** start of Extracted entries **

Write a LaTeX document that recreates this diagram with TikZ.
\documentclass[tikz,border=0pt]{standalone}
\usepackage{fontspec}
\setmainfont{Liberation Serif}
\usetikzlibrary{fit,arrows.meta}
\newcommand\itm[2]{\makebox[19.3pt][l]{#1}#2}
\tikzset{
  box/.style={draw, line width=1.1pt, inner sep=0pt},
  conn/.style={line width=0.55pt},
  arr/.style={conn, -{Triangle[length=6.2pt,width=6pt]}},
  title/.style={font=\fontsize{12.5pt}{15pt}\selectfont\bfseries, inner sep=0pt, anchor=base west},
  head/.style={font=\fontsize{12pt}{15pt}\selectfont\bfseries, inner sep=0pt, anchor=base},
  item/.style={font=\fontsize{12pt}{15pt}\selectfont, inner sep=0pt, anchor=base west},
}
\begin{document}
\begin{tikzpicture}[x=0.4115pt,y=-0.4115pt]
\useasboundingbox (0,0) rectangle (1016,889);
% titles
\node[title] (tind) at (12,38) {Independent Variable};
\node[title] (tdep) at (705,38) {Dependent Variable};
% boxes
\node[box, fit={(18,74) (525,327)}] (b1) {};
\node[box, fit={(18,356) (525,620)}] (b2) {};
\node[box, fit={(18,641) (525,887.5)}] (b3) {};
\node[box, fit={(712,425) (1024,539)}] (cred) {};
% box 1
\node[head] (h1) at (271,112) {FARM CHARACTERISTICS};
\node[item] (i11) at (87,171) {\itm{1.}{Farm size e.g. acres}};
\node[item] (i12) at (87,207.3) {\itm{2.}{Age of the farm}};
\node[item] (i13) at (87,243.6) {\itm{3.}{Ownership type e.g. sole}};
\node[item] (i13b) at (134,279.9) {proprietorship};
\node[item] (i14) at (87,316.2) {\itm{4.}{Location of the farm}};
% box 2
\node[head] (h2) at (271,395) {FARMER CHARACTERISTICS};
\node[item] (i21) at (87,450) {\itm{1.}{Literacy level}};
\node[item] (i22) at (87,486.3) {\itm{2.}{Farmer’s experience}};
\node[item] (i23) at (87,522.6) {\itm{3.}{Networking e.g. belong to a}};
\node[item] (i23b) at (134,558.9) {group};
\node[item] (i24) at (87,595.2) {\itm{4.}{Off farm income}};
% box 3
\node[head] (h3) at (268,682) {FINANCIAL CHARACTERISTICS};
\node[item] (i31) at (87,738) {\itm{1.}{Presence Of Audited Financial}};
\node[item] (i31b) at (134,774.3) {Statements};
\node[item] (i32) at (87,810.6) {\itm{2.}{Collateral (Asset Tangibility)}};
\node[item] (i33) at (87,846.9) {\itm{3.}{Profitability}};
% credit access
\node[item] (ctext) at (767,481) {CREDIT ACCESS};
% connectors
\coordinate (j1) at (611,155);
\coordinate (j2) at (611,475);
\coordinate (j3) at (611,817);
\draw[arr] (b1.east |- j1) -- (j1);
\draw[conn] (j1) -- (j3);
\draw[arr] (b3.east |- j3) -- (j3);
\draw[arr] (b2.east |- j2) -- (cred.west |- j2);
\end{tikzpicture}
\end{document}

** end of Extracted entries **
** start of Extracted entries **

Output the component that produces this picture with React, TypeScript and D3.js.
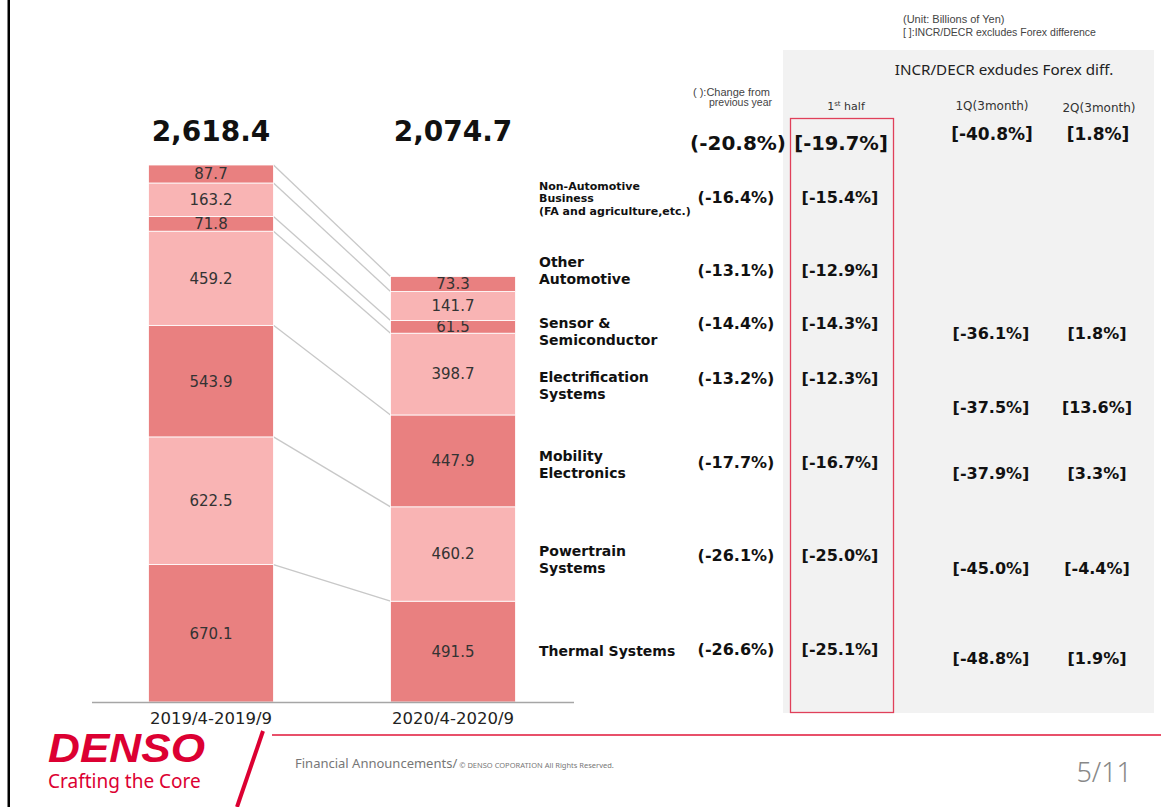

** end of Extracted entries **
** start of Extracted entries **

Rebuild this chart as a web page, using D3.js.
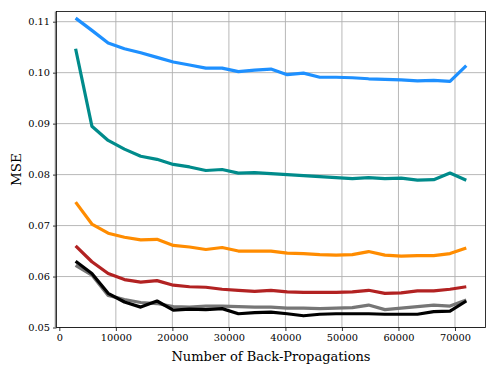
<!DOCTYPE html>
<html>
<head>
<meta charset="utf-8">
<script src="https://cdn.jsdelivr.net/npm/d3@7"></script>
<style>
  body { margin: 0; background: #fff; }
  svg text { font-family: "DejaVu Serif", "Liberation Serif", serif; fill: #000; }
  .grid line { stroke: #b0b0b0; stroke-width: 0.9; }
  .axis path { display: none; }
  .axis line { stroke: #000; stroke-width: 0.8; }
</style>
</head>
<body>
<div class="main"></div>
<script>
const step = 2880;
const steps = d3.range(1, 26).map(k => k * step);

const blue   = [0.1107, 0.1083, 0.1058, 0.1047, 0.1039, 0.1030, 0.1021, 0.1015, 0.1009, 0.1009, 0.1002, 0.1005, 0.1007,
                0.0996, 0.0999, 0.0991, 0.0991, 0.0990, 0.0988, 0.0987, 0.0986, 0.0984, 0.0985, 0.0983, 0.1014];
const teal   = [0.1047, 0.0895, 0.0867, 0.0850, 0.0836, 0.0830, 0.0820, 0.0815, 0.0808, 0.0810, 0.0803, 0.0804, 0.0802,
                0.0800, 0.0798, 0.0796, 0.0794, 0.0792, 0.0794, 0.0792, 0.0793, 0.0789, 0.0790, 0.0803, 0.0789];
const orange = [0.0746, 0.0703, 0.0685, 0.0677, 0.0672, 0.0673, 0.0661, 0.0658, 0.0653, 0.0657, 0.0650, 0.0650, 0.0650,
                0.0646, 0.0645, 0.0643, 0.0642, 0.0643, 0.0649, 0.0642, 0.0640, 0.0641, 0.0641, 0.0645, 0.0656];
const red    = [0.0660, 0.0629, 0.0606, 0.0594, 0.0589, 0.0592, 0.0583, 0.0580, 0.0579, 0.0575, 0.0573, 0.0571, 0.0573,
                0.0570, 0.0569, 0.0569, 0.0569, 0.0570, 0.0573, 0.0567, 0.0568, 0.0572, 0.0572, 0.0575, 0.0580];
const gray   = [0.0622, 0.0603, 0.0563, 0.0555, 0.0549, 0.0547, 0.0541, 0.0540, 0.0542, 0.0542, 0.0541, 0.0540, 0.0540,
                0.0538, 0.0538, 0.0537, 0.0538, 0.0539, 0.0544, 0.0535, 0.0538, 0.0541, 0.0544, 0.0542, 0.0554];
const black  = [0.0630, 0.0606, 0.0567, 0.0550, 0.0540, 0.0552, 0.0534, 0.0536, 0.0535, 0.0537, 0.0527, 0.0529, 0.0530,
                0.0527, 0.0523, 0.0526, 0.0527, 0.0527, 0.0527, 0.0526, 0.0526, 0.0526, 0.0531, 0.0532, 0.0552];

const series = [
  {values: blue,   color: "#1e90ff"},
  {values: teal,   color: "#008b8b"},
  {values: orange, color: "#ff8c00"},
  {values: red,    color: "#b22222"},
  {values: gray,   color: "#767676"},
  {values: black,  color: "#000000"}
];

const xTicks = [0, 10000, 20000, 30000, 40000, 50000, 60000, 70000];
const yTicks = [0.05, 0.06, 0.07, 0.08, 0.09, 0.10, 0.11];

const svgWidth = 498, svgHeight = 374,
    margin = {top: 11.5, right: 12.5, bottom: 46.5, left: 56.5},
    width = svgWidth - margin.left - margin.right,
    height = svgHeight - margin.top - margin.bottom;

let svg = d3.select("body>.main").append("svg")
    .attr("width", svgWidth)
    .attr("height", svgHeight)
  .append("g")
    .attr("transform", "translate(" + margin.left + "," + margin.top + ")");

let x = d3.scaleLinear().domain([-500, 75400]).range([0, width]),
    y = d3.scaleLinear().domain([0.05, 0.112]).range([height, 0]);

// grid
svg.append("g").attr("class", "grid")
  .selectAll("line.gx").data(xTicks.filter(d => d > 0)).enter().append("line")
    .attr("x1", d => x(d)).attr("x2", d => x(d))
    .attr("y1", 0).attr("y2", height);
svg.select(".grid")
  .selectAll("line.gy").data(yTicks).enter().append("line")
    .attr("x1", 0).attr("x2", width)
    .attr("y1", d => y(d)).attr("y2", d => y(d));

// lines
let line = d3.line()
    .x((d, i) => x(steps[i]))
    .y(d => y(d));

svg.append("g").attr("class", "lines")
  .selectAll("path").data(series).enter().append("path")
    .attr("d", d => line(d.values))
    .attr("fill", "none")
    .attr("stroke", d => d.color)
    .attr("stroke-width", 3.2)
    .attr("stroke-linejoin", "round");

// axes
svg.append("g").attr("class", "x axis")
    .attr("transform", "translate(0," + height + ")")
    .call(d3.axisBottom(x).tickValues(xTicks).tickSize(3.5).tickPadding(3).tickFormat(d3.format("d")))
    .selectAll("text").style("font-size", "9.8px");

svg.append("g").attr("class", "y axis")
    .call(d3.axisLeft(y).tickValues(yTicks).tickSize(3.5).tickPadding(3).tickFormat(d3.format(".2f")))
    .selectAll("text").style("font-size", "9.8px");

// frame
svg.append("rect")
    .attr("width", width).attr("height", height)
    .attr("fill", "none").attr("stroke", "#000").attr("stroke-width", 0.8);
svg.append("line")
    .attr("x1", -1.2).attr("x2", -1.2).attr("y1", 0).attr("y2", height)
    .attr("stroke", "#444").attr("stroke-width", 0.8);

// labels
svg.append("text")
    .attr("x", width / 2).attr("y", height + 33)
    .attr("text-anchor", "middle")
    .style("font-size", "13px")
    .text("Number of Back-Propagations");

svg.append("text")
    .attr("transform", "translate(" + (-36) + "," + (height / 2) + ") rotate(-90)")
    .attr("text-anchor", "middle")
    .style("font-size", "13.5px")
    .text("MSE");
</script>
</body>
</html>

** end of Extracted entries **

The task: Drop the images and output only the lines from the one that contains "Rebuild this chart" to the one that contains "const steps = d3.range(1, 26).map(k", both included.

Exercise output:
Rebuild this chart as a web page, using D3.js.
<!DOCTYPE html>
<html>
<head>
<meta charset="utf-8">
<script src="https://cdn.jsdelivr.net/npm/d3@7"></script>
<style>
  body { margin: 0; background: #fff; }
  svg text { font-family: "DejaVu Serif", "Liberation Serif", serif; fill: #000; }
  .grid line { stroke: #b0b0b0; stroke-width: 0.9; }
  .axis path { display: none; }
  .axis line { stroke: #000; stroke-width: 0.8; }
</style>
</head>
<body>
<div class="main"></div>
<script>
const step = 2880;
const steps = d3.range(1, 26).map(k => k * step);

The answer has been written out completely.